B - Blood Pressure Control:
Target BP < 130/80 mmHg. ACE inhibitors (e.g., Perindopril) or ARBs (e.g., Losartan) are preferred, especially in patients with diabetes or LV dysfunction.
C - Cholesterol & Cigarettes:
High-intensity Statin: Atorvastatin 40-80mg or Rosuvastatin 20-40mg for all patients, regardless of baseline LDL. Target LDL < 1.4 mmol/L.
Smoking Cessation: Advise at every visit. Refer to smoking cessation clinics.
D - Diet & Diabetes Control:
Advise a heart-healthy diet. Refer to a dietitian.
Optimize glycemic control. Target HbA1c < 7%.
E - Education & Exercise:
Educate on the disease, medication adherence, and when to seek help.
Encourage regular, moderate-intensity exercise. Refer to cardiac rehabilitation programs.
VIII. Complications
Short-Term: Progression to Acute Coronary Syndrome (Unstable Angina or Myocardial Infarction).
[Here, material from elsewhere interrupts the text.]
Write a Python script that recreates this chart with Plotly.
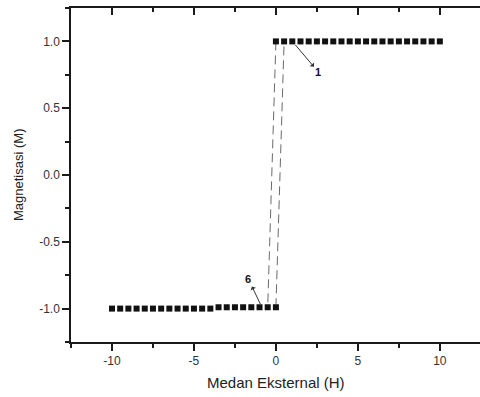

This is the main danger.
Long-Term:
Heart Failure: Due to recurrent ischemia causing left ventricular dysfunction.
Arrhythmias: Particularly ventricular tachycardia in the setting of severe ischemia.
Stroke: Shared risk factors (atherosclerosis).
IX. Prognosis
Prognosis depends heavily on LV function, severity of CAD, and control of risk factors.
With optimal medical therapy, the annual mortality rate is about 1-2%.
Top 3 Prognostic Factors:
Left ventricular ejection fraction (LVEF).
Extent and severity of coronary disease (e.g., left main or three-vessel disease).
Number and severity of modifiable risk factors.
X. How to Present to Your Senior
(In the outpatient clinic)
"Dr, for your opinion please. This is Mr. Ahmad, a 58-year-old man with a background of T2DM and hypertension, who presents with a 3-month history of retrosternal chest tightness. It comes on when he walks to the mosque, about 200 meters, and is relieved by rest within 5 minutes. His symptoms are consistent with CCS Class II angina. His ECG is normal and his vitals are stable. My main differential is stable angina. I plan to start him on aspirin, a statin, and a beta-blocker, and refer him for an Exercise Stress Test. I would like your input on the plan."
XI. Summary & Further Reading
Top 3 Takeaways:
Stable angina is predictable, exertional chest pain relieved by rest. Know the red flags for instability.
Management is two-pronged: symptomatic relief (GTN, anti-anginals) and prognostic improvement (Aspirin, Statins, ACEi, risk factor control).
The history is the most powerful diagnostic tool you have.
Key Resources:
Malaysian CPG: Management of Stable Coronary Artery Disease (2nd Edition, 2020)
NEJM Review: Chronic Stable Angina (2007) - A good foundational review.
Now go and clerk your patients properly. Don't miss anything.